5. John Kear – Hull FC

He had guided Hull to a famous Challenge Cup victory in 2005 as well as a preliminary semi-final play-off spot in the same year, but John Kear was sacked by FC in April 2006 after losing four out of five games. Of course, Hull went on to appear in that year’s Grand Final under new boss Peter Sharp, but Kear had been given little time to try and rectify the downward dip in form. And, for a man that had guided Hull to a first Challenge Cup win since 1982, the end was rather humiliating.

4. Frank Endacott – Wigan Warriors

Few fans outside of Wigan may have heard of “Happy Frank” due to his short longevity at the Warriors. Endacott made the move to Lancashire after two seasons coaching the Auckland Warriors, initially on a one-year contract. It seemed a match made in heaven as the New Zealander took Wigan to the 2000 Super League Grand Final, winning the Minor Premiership and Super League’s Coach of the Year in the process. However, Endacott was sacked in 2001 after a string of bad results without being given much time to turn things around.

3. Shaun McRae – St Helens

For the first Super League season in 1996, Shaun McRae was handed the reins at St Helens, and, it proved a match made in heaven. The outspoken Aussie guided Saints to a title in 1996 as well as back-to-back Challenge Cup successes in ’96 and ’97. That moniker of ‘always the bridesmaid – never the bride’ was destroyed by McRae, so it was rather surprising that Saints looked to Ellery Hanley towards the back end of 1998, parting company with the Australian in the process. McRae later went on to coach Gateshead, Salford and Hull FC in Super League.

2. Brian McDermott – Leeds Rhinos

The most successful Super League boss there has ever been, Brian McDermott had guided Leeds to four Grand Final wins, two Challenge Cup successes, a League Leaders’ Shield and a World Club Challenge in eight seasons.

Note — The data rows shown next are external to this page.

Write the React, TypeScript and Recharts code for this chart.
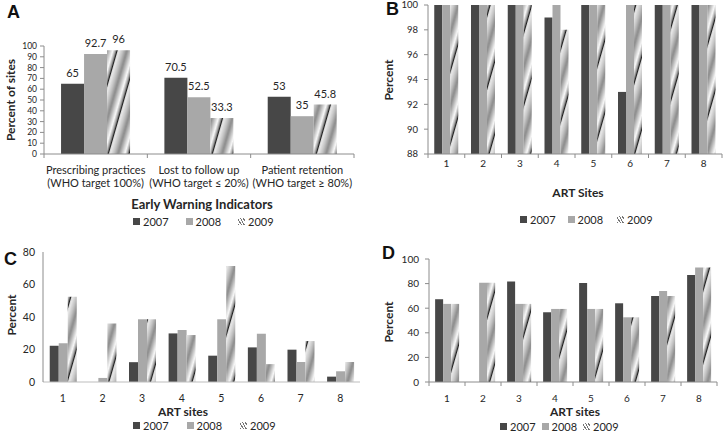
import type { CSSProperties } from "react";
import { BarChart, Bar, XAxis, YAxis, LabelList } from "recharts";

/* ── Data ─────────────────────────────────────────────────────────────── */
const indicators = ["Prescribing practices", "Lost to follow up", "Patient retention"];
const targets = ["(WHO target 100%)", "(WHO target ≤ 20%)", "(WHO target ≥ 80%)"];
const ewi2007 = [65, 70.5, 53];
const ewi2008 = [92.7, 52.5, 35];
const ewi2009 = [96, 33.3, 45.8];

const sites = ["1", "2", "3", "4", "5", "6", "7", "8"];
const b2007 = [100, 100, 100, 99, 100, 93, 100, 100];
const b2008 = [100, 100, 100, 100, 100, 100, 100, 100];
const b2009 = [100, 100, 100, 98, 100, 100, 100, 100];

const c2007 = [22.3, 0, 12.2, 29.9, 16.2, 21.3, 19.9, 3.3];
const c2008 = [23.9, 2.5, 38.6, 32, 38.6, 29.7, 12.3, 6.6];
const c2009 = [52.4, 36, 38.6, 28.9, 71.4, 11, 25.2, 12.3];

const d2007 = [67.3, 0, 81.7, 56.7, 80.4, 64, 70, 87];
const d2008 = [63.5, 80.7, 63.5, 59.4, 59.4, 52.6, 74, 93];
const d2009 = [63.5, 80.7, 63.5, 59.4, 59.4, 52.6, 70, 93];

const years = ["2007", "2008", "2009"];
const ticksA = [0, 10, 20, 30, 40, 50, 60, 70, 80, 90, 100];
const ticksB = [88, 90, 92, 94, 96, 98, 100];
const ticksC = [0, 20, 40, 60, 80];
const ticksD = [0, 20, 40, 60, 80, 100];

const dataA = indicators.map((name, i) => ({ name, target: targets[i], y07: ewi2007[i], y08: ewi2008[i], y09: ewi2009[i] }));
const dataB = sites.map((name, i) => ({ name, y07: b2007[i], y08: b2008[i], y09: b2009[i] }));
const dataC = sites.map((name, i) => ({ name, y07: c2007[i], y08: c2008[i], y09: c2009[i] }));
const dataD = sites.map((name, i) => ({ name, y07: d2007[i], y08: d2008[i], y09: d2009[i] }));

/* ── Styles ───────────────────────────────────────────────────────────── */
const FONT = "Lato, 'Open Sans', sans-serif";
const DARK = "#474747";
const LIGHT = "#a8a8a8";
const AXIS = "#8c8c8c";
const TXT = "#262626";

const abs = (left: number, top: number): CSSProperties => ({ position: "absolute", left, top });

// 2009 fill: shaded diagonal bands, like the old Excel gradient fill
function Hatch({ id }: { id: string }) {
  return (
    <defs>
      <linearGradient id={`g${id}`} x1="0" y1="0" x2="1" y2="0">
        <stop offset="0" stopColor="#d0d0d0" />
        <stop offset="0.12" stopColor="#fafafa" />
        <stop offset="0.26" stopColor="#9a9a9a" />
        <stop offset="0.33" stopColor="#151515" />
        <stop offset="0.38" stopColor="#efefef" />
        <stop offset="0.6" stopColor="#c2c2c2" />
        <stop offset="0.8" stopColor="#8a8a8a" />
        <stop offset="1" stopColor="#d0d0d0" />
      </linearGradient>
      <pattern id={`p${id}`} patternUnits="userSpaceOnUse" width="20" height="20" patternTransform="rotate(16)">
        <rect width="20" height="20" fill={`url(#g${id})`} />
      </pattern>
    </defs>
  );
}

function CatTick(props: any) {
  const { x, y, payload, index, band, n, mark, lines, fs, dy } = props;
  const half = band / 2;
  return (
    <g>
      {mark && <line x1={x - half} x2={x - half} y1={y} y2={y + 4} stroke={AXIS} />}
      {mark && index === n - 1 && <line x1={x + half} x2={x + half} y1={y} y2={y + 4} stroke={AXIS} />}
      <text x={x} y={y + dy} textAnchor="middle" fontSize={fs} fill={TXT} fontFamily={FONT}>
        {lines ? (
          <>
            <tspan x={x}>{payload.value}</tspan>
            <tspan x={x} dy={13}>{lines[index]}</tspan>
          </>
        ) : (
          payload.value
        )}
      </text>
    </g>
  );
}

function Legend({ left, top, gaps }: { left: number; top: number; gaps: number[] }) {
  const sq: CSSProperties = { display: "inline-block", width: 7, height: 7, marginRight: 3 };
  const hatch: CSSProperties = {
    ...sq,
    background: "repeating-linear-gradient(60deg, #777 0 1px, #fff 1px 2.5px)",
  };
  return (
    <div style={{ ...abs(left, top - 7), fontFamily: FONT, fontSize: 11, color: TXT, display: "flex", alignItems: "center", whiteSpace: "nowrap" }}>
      <span style={{ ...sq, background: DARK }} />
      <span style={{ marginRight: gaps[0] }}>{years[0]}</span>
      <span style={{ ...sq, background: LIGHT }} />
      <span style={{ marginRight: gaps[1] }}>{years[1]}</span>
      <span style={hatch} />
      <span>{years[2]}</span>
    </div>
  );
}

function Title({ x, y, text, rotate, size = 12 }: { x: number; y: number; text: string; rotate?: boolean; size?: number }) {
  return (
    <div
      style={{
        ...abs(x, y),
        transform: `translate(-50%,-50%)${rotate ? " rotate(-90deg)" : ""}`,
        fontFamily: FONT,
        fontWeight: 700,
        fontSize: size,
        color: TXT,
        whiteSpace: "nowrap",
        lineHeight: 1,
      }}
    >
      {text}
    </div>
  );
}

function Letter({ x, y, text }: { x: number; y: number; text: string }) {
  return (
    <div style={{ ...abs(x, y), fontFamily: "'Liberation Sans', Arial, sans-serif", fontWeight: 700, fontSize: 18, color: "#111", lineHeight: 1 }}>
      {text}
    </div>
  );
}

function Series({ id, label }: { id: string; label?: boolean }) {
  const lab = { position: "top" as const, offset: 7, fontSize: 11, fill: TXT, fontFamily: FONT };
  return [
    <Bar key="a" dataKey="y07" fill={DARK} isAnimationActive={false}>
      {label && <LabelList dataKey="y07" {...lab} />}
    </Bar>,
    <Bar key="b" dataKey="y08" fill={LIGHT} isAnimationActive={false}>
      {label && <LabelList dataKey="y08" {...lab} />}
    </Bar>,
    <Bar key="c" dataKey="y09" fill={`url(#p${id})`} isAnimationActive={false}>
      {label && <LabelList dataKey="y09" {...lab} />}
    </Bar>,
  ];
}

const tickFont = (fs: number) => ({ fontSize: fs, fill: TXT, fontFamily: FONT });

export default function App() {
  return (
    <div style={{ position: "absolute", left: 0, top: 0, width: 727, height: 435, background: "#fff", overflow: "hidden" }}>
      {/* Panel A */}
      <div style={abs(0, 0)}>
        <BarChart width={362} height={200} data={dataA} margin={{ top: 46, right: 8, bottom: 0, left: 0 }} barGap={0} barCategoryGap="16.5%">
          <Hatch id="A" />
          <XAxis
            dataKey="name"
            height={46}
            tickSize={0}
            tickMargin={0}
            tickLine={false}
            stroke={AXIS}
            interval={0}
            tick={<CatTick band={310 / 3} n={3} mark lines={targets} fs={11} dy={20} />}
          />
          <YAxis width={44} domain={[0, 100]} ticks={ticksA} interval={0} tickSize={4} tickMargin={3} stroke={AXIS} tick={tickFont(8.5)} />
          {Series({ id: "A", label: true })}
        </BarChart>
      </div>
      <Letter x={7} y={3} text="A" />
      <Title x={11} y={100} text="Percent of sites" rotate />
      <Title x={202} y={204} text="Early Warning Indicators" size={13} />
      <Legend left={133} top={222} gaps={[17, 17]} />

      {/* Panel B */}
      <div style={abs(360, 0)}>
        <BarChart width={367} height={200} data={dataB} margin={{ top: 5, right: 5, bottom: 0, left: 0 }} barGap={0} barCategoryGap="17%">
          <Hatch id="B" />
          <XAxis
            dataKey="name"
            height={46}
            tickSize={0}
            tickMargin={0}
            tickLine={false}
            stroke={AXIS}
            interval={0}
            tick={<CatTick band={294 / 8} n={8} mark fs={10} dy={13} />}
          />
          <YAxis width={68} domain={[88, 100]} ticks={ticksB} interval={0} tickSize={4} tickMargin={6} stroke={AXIS} tick={tickFont(9.5)} />
          {Series({ id: "B" })}
        </BarChart>
      </div>
      <Letter x={386} y={0} text="B" />
      <Title x={389} y={80} text="Percent" rotate />
      <Title x={578} y={193} text="ART Sites" />
      <Legend left={520} top={220} gaps={[12, 14]} />

      {/* Panel C */}
      <div style={abs(0, 230)}>
        <BarChart width={362} height={190} data={dataC} margin={{ top: 22, right: 2, bottom: 0, left: 0 }} barGap={0} barCategoryGap="17%">
          <Hatch id="C" />
          <XAxis
            dataKey="name"
            height={38}
            tickSize={0}
            tickMargin={0}
            tickLine={false}
            stroke="#bdbdbd"
            interval={0}
            tick={<CatTick band={317 / 8} n={8} mark={false} fs={10.5} dy={20} />}
          />
          <YAxis width={43} domain={[0, 80]} ticks={ticksC} interval={0} tickLine={false} tickSize={4} tickMargin={4} stroke={AXIS} tick={tickFont(10.5)} />
          {Series({ id: "C" })}
        </BarChart>
      </div>
      <Letter x={4} y={250} text="C" />
      <Title x={12} y={315} text="Percent" rotate />
      <Title x={183} y={412} text="ART sites" />
      <Legend left={133} top={426} gaps={[18, 18]} />

      {/* Panel D */}
      <div style={abs(360, 230)}>
        <BarChart width={367} height={190} data={dataD} margin={{ top: 29, right: 10, bottom: 0, left: 0 }} barGap={0} barCategoryGap="17%">
          <Hatch id="D" />
          <XAxis
            dataKey="name"
            height={38}
            tickSize={0}
            tickMargin={0}
            tickLine={false}
            stroke={AXIS}
            interval={0}
            tick={<CatTick band={288 / 8} n={8} mark fs={10} dy={20} />}
          />
          <YAxis width={69} domain={[0, 100]} ticks={ticksD} interval={0} tickSize={4} tickMargin={6} stroke={AXIS} tick={tickFont(10)} />
          {Series({ id: "D" })}
        </BarChart>
      </div>
      <Letter x={382} y={244} text="D" />
      <Title x={389} y={322} text="Percent" rotate />
      <Title x={575} y={412} text="ART sites" />
      <Legend left={500} top={427} gaps={[6, 6]} />
    </div>
  );
}
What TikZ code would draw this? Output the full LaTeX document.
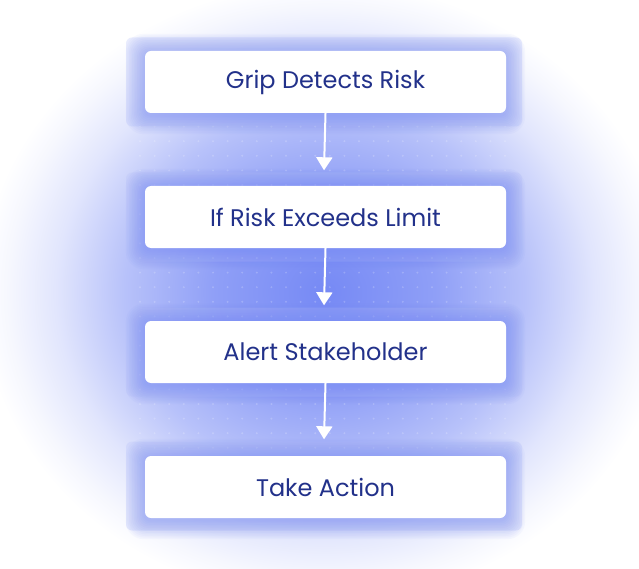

By July 2018, however, the Rhinos were floundering in eighth with four games remaining the regular season. Of course, the Super 8s were in motion that year so Leeds were once more flirting with relegation. However, for a coach that had won the Super League Grand Final the year previous, to be released at such a critical stage of the season was surprising. He has been given another opportunity to show what he could do, taking over at Featherstone Rovers for 2022.

1. Lee Radford – Hull FC

For a man that had guided his Hull FC side to back-to-back Challenge Cup successes in 2016 and 2017, to be sacked on live television perhaps took the biscuit for Lee Radford. Fair enough, results for the Airlie Birds had not been good enough for a few seasons and FC had just been embarrassed 38-4 by Warrington, but for chairman Adam Pearson to explain the reasoning behind releasing Radford live on Sky Sports after that result baffled viewers. Ruthless and brutal, many couldn’t believe what they had just seen.